Setup:
I have a tower of abelian groups $\hspace{1em} \cdots \to A_3 \stackrel{f_2}{\to} A_2 \stackrel{f_1}{\to} A_1 \stackrel{f_0}{\to} A_0$.
There are similar towers for $B_i, C_i$, and $D_i$.
There is also an exact sequence $0 \to A_i \xrightarrow{\alpha} B_i \to C_i \to D_i \to 0$.
From this sequence, we derive the short sequence $0 \to \text{coker} \alpha \to C_i \to D_i \to 0$ where $\text{coker} \alpha = B_i/\text{im} \alpha$.

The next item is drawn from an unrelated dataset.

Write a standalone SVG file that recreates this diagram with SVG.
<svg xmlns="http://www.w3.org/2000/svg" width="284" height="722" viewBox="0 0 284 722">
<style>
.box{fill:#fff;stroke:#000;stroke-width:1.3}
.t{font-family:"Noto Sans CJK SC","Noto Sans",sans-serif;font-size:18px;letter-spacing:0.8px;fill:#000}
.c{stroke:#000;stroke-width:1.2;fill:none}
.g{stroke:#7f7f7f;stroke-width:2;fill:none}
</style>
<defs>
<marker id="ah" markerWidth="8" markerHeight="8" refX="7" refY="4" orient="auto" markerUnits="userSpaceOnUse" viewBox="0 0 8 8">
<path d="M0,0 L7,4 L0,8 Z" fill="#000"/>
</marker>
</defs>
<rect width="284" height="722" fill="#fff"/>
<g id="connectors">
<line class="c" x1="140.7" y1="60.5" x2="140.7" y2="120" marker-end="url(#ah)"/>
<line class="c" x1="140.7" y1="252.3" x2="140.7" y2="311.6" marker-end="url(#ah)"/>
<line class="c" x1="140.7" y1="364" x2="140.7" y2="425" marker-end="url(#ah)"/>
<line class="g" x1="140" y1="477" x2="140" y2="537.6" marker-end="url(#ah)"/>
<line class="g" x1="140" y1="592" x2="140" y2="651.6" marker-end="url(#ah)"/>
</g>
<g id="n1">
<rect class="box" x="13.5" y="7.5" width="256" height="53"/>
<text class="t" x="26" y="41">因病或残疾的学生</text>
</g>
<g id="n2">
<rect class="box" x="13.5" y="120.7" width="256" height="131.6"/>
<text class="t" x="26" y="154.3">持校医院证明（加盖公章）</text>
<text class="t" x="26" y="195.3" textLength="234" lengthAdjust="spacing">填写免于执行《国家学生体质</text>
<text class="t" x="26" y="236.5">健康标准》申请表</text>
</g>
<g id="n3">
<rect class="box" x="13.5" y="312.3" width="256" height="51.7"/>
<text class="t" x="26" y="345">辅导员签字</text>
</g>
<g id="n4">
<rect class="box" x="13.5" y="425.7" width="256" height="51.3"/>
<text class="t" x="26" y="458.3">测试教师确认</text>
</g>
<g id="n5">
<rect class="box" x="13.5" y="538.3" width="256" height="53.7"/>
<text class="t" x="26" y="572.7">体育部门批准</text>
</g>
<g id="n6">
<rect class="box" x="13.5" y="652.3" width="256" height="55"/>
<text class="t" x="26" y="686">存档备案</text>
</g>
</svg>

It is known that $\underset{\longleftarrow}{\lim}_i A_i = 0$ and that $\underset{\longleftarrow}{\lim}_i B_i = 0$.
Question:
Does it follow that $\underset{\longleftarrow}{\lim}_i (B_i/\text{im} \alpha) = 0$?
Thoughts:
I proved that $\underset{\longleftarrow}{\lim}_i A_i = 0$ directly from the definition of the inverse limit and that $\underset{\longleftarrow}{\lim}_i B_i = 0$ by showing that the map $\partial$ is injective in the sequence
$$0 \to \underset{\longleftarrow}{\lim}_n B_n \longrightarrow \underset{n}{\prod} B_n \stackrel{\partial}{\longrightarrow} \underset{n}{\prod} B_n \longrightarrow \underset{\longleftarrow}{\lim}^1_n B_n \to 0.$$
Using the second method again, if $\partial$ is injective, then a restriction of the $\partial$ map to $\underset{n}{\prod} B_n/(\text{im} \alpha)$ will also be injective.
This is why I think that $\underset{\longleftarrow}{\lim}_i (B_i/\text{im} \alpha) = 0$. Is this incorrect?
Aside
Obviously I renamed the groups since the original ones are cohomology groups and would take forever to write. I tried to include everything that is necessary for this specific question, but I will edit if I see I'm missing an important detail.
Thank you for your time even reading this!